YIKES! It’s over two months and the road turned bumpy, the U-Crane peasants started throwing things that had more thorns than petals, that wretched Voldmort Z stayed put, the village gossips started spreading nasty truths and the west woke up, stopped buying vodka and started selling Vlad P dart boards. What the hell? They didn’t do a thing in 2008 when you sashayed into Georgie, played tiddly-winks when you hobnobbed in to help Bellyroos and loudly yawned when you magnanimously agreed to send in your clowns to help the Crime-mia in 2014. Now poor old Vlad (the Impaler) Pootine of Rooskie is sitting behind his four hundred foot table in the Kremland wondering what happened.
He read the ‘Conqueror’s Handbook’ (published by Death and Destruction, copyright 5000 BC) and it assured him you can invade any country you like and nobody will notice the piles of dead bodies, the flattened buildings, the bombs exploding, the millions of displaced people and the special way you treat those you’re conquering. It recommended that you crank up the ol’ propaganda machine, fill the airwaves with stuff that would keep Joe Goebbels smiling and wait for victory. It’s not your fault the Handbook is a little out of date.
Now what?
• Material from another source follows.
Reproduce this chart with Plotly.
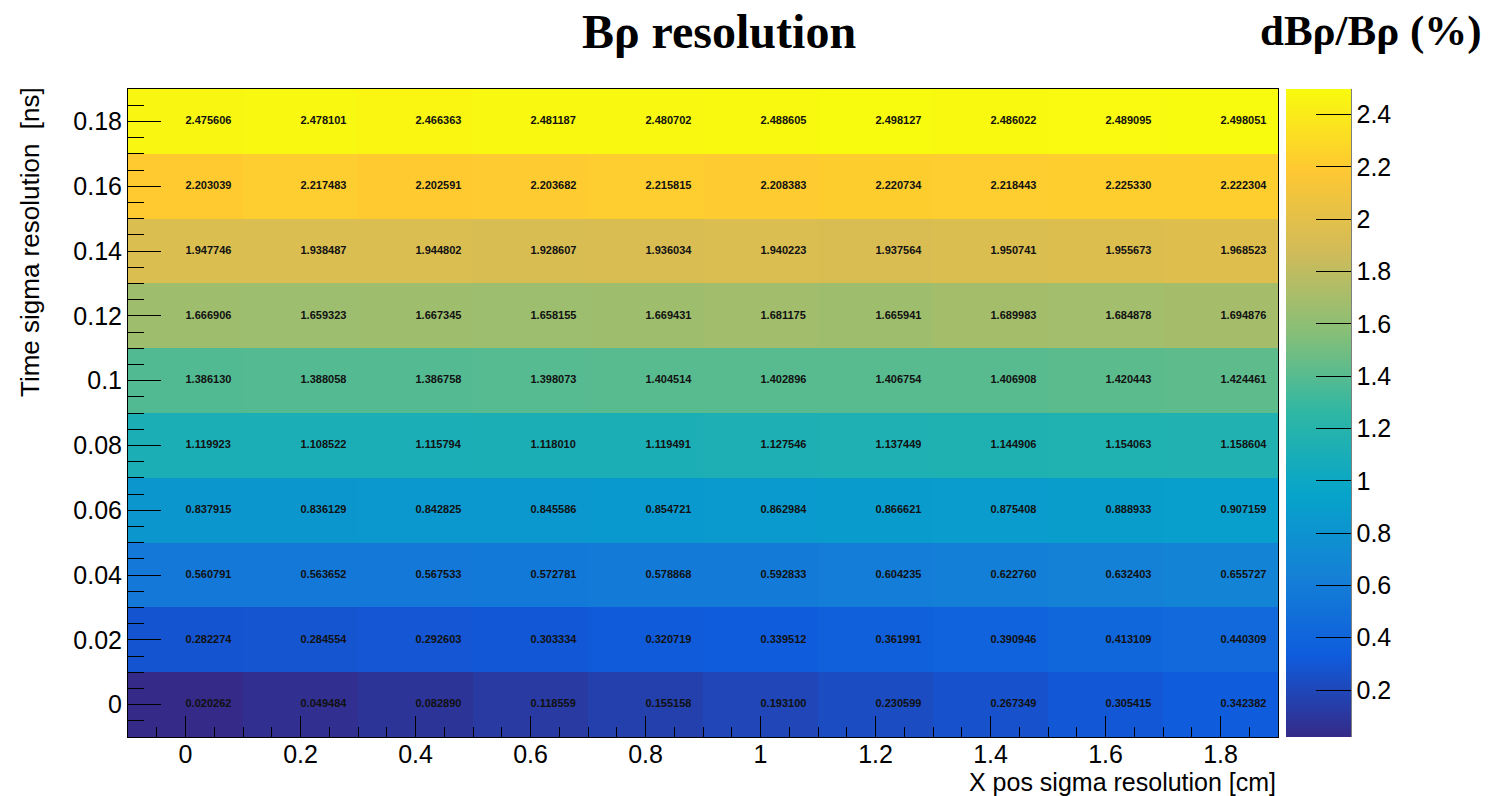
import plotly.graph_objects as go

# ---- data ----
x_pos_sigma = [0.0, 0.2, 0.4, 0.6, 0.8, 1.0, 1.2, 1.4, 1.6, 1.8]
time_sigma = [0.0, 0.02, 0.04, 0.06, 0.08, 0.10, 0.12, 0.14, 0.16, 0.18]

row_t000 = [0.020262, 0.049484, 0.082890, 0.118559, 0.155158, 0.193100, 0.230599, 0.267349, 0.305415, 0.342382]
row_t002 = [0.282274, 0.284554, 0.292603, 0.303334, 0.320719, 0.339512, 0.361991, 0.390946, 0.413109, 0.440309]
row_t004 = [0.560791, 0.563652, 0.567533, 0.572781, 0.578868, 0.592833, 0.604235, 0.622760, 0.632403, 0.655727]
row_t006 = [0.837915, 0.836129, 0.842825, 0.845586, 0.854721, 0.862984, 0.866621, 0.875408, 0.888933, 0.907159]
row_t008 = [1.119923, 1.108522, 1.115794, 1.118010, 1.119491, 1.127546, 1.137449, 1.144906, 1.154063, 1.158604]
row_t010 = [1.386130, 1.388058, 1.386758, 1.398073, 1.404514, 1.402896, 1.406754, 1.406908, 1.420443, 1.424461]
row_t012 = [1.666906, 1.659323, 1.667345, 1.658155, 1.669431, 1.681175, 1.665941, 1.689983, 1.684878, 1.694876]
row_t014 = [1.947746, 1.938487, 1.944802, 1.928607, 1.936034, 1.940223, 1.937564, 1.950741, 1.955673, 1.968523]
row_t016 = [2.203039, 2.217483, 2.202591, 2.203682, 2.215815, 2.208383, 2.220734, 2.218443, 2.225330, 2.222304]
row_t018 = [2.475606, 2.478101, 2.466363, 2.481187, 2.480702, 2.488605, 2.498127, 2.486022, 2.489095, 2.498051]

z = [row_t000, row_t002, row_t004, row_t006, row_t008,
     row_t010, row_t012, row_t014, row_t016, row_t018]

colorbar_ticks = [0.2, 0.4, 0.6, 0.8, 1.0, 1.2, 1.4, 1.6, 1.8, 2.0, 2.2, 2.4]

# ROOT kBird palette
bird_stops = [0.0, 0.125, 0.25, 0.375, 0.5, 0.625, 0.75, 0.875, 1.0]
bird_r = [0.2082, 0.0592, 0.0780, 0.0232, 0.1802, 0.5301, 0.8186, 0.9956, 0.9764]
bird_g = [0.1664, 0.3599, 0.5041, 0.6419, 0.7178, 0.7492, 0.7328, 0.7862, 0.9832]
bird_b = [0.5293, 0.8684, 0.8385, 0.7914, 0.6425, 0.4662, 0.3499, 0.1968, 0.0539]
colorscale = [[s, f"rgb({round(r*255)},{round(g*255)},{round(b*255)})"]
              for s, r, g, b in zip(bird_stops, bird_r, bird_g, bird_b)]

flat = [v for row in z for v in row]
zmin, zmax = min(flat), max(flat)

W, H = 1488, 796
L, R, T, B = 128, 210, 89, 59
pw = W - L - R
ph = H - T - B

fig = go.Figure()
fig.add_trace(go.Heatmap(
    x=x_pos_sigma, y=time_sigma, z=z,
    colorscale=colorscale, zmin=zmin, zmax=zmax,
    hoverinfo="skip",
    colorbar=dict(
        x=(1286 - L) / pw, xanchor="left", xpad=0,
        y=0.5, yanchor="middle", len=1.0, ypad=0,
        thickness=65, outlinewidth=0,
        tickmode="array", tickvals=colorbar_ticks,
        ticktext=[f"{v:g}" for v in colorbar_ticks],
        ticks="inside", ticklen=35, tickcolor="black", tickwidth=1,
        tickfont=dict(family="Liberation Sans", size=25, color="black"),
    ),
))

# cell value labels (left-aligned at cell centre, as ROOT TEXT option)
tx, ty, tt = [], [], []
for j, t in enumerate(time_sigma):
    for i, xv in enumerate(x_pos_sigma):
        tx.append(xv)
        ty.append(t)
        tt.append(f"<b>{z[j][i]:.6f}</b>")
fig.add_trace(go.Scatter(
    x=tx, y=ty, text=tt, mode="text", textposition="middle right",
    textfont=dict(family="Liberation Sans", size=11, color="#111111"),
    hoverinfo="skip", showlegend=False,
))

axis_font = dict(family="Liberation Sans", size=25, color="black")
fig.update_xaxes(
    range=[-0.1, 1.9], tick0=0, dtick=0.2, ticks="inside", ticklen=21,
    tickcolor="black", tickwidth=1, showgrid=False, zeroline=False,
    showline=True, linecolor="black", linewidth=1, mirror=True,
    tickfont=axis_font, ticklabelstandoff=-5,
    minor=dict(tick0=0, dtick=0.05, ticks="inside", ticklen=10,
               tickcolor="black", tickwidth=1, showgrid=False),
)
fig.update_yaxes(
    range=[-0.01, 0.19], tick0=0, dtick=0.02, ticks="inside", ticklen=33,
    tickcolor="black", tickwidth=1, showgrid=False, zeroline=False,
    showline=True, linecolor="black", linewidth=1, mirror=True,
    tickfont=axis_font,
    minor=dict(tick0=0, dtick=0.005, ticks="inside", ticklen=16,
               tickcolor="black", tickwidth=1, showgrid=False),
)

cb_right = (1351 - L) / pw
fig.add_shape(type="line", xref="paper", yref="paper",
              x0=cb_right, x1=cb_right, y0=0, y1=1,
              line=dict(color="black", width=1))

fig.update_layout(
    width=W, height=H,
    margin=dict(l=L, r=R, t=T, b=B, pad=0),
    paper_bgcolor="white", plot_bgcolor="white",
    showlegend=False,
    title=dict(text="<b>Bρ resolution</b>", xref="container", x=719 / W,
               xanchor="center", yref="container", y=1 - 31 / H,
               yanchor="middle",
               font=dict(family="Liberation Serif", size=48, color="black")),
    annotations=[
        dict(text="<b>dBρ/Bρ (%)</b>", xref="paper", yref="paper",
             x=(1484 - L) / pw, xanchor="right",
             y=1 + (T - 31) / ph, yanchor="middle", showarrow=False,
             font=dict(family="Liberation Serif", size=43, color="black")),
        dict(text="Time sigma resolution  [ns]", xref="paper", yref="paper",
             x=(30 - L) / pw, xanchor="center",
             y=1 + (T - 85) / ph, yanchor="top", textangle=-90,
             showarrow=False,
             font=dict(family="Liberation Sans", size=26, color="black")),
        dict(text="X pos sigma resolution [cm]", xref="paper", yref="paper",
             x=1.0, xanchor="right", y=-(782 - (H - B)) / ph,
             yanchor="middle", showarrow=False,
             font=dict(family="Liberation Sans", size=25, color="black")),
    ],
)

fig.write_html("out.html")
You can’t stop and you certainly can’t back down ‘cause people would think you were weak – or even worse they might think you were wrong. The only choice now is to keep killing, hope for something you can call a victory and take a chance that no one at home is checking your shoe size for concrete galoshes.
People of Rooskie – wake up! You finally got rid of the commie rats and you want to replace them with a Stalin wannabe?
Every politician, whether they got elected or got their rivals electrocuted, has to face that awful day when their ‘best before’ date is checked and it’s discovered that they’re past their shelf life. It can be hard – all those years calling the shots (usually aimed at their enemies’ heads), nobody ever contradicting them, people bowing and scraping before them until they believe they’re the head honcho on Mount Olympus. Yup, sooner than later, it goes to their head and makes them think they can do no wrong. Vlad is so far past his shelf life that he’s now covered the country with a smell that Mr. Clean couldn’t remove in a century. Maybe it’s time for the Rooskie people to do the right thing and send Vlad to sleep with the fishes.
TL:DR – Marvin K. Mooney isn’t the only one that needs to go.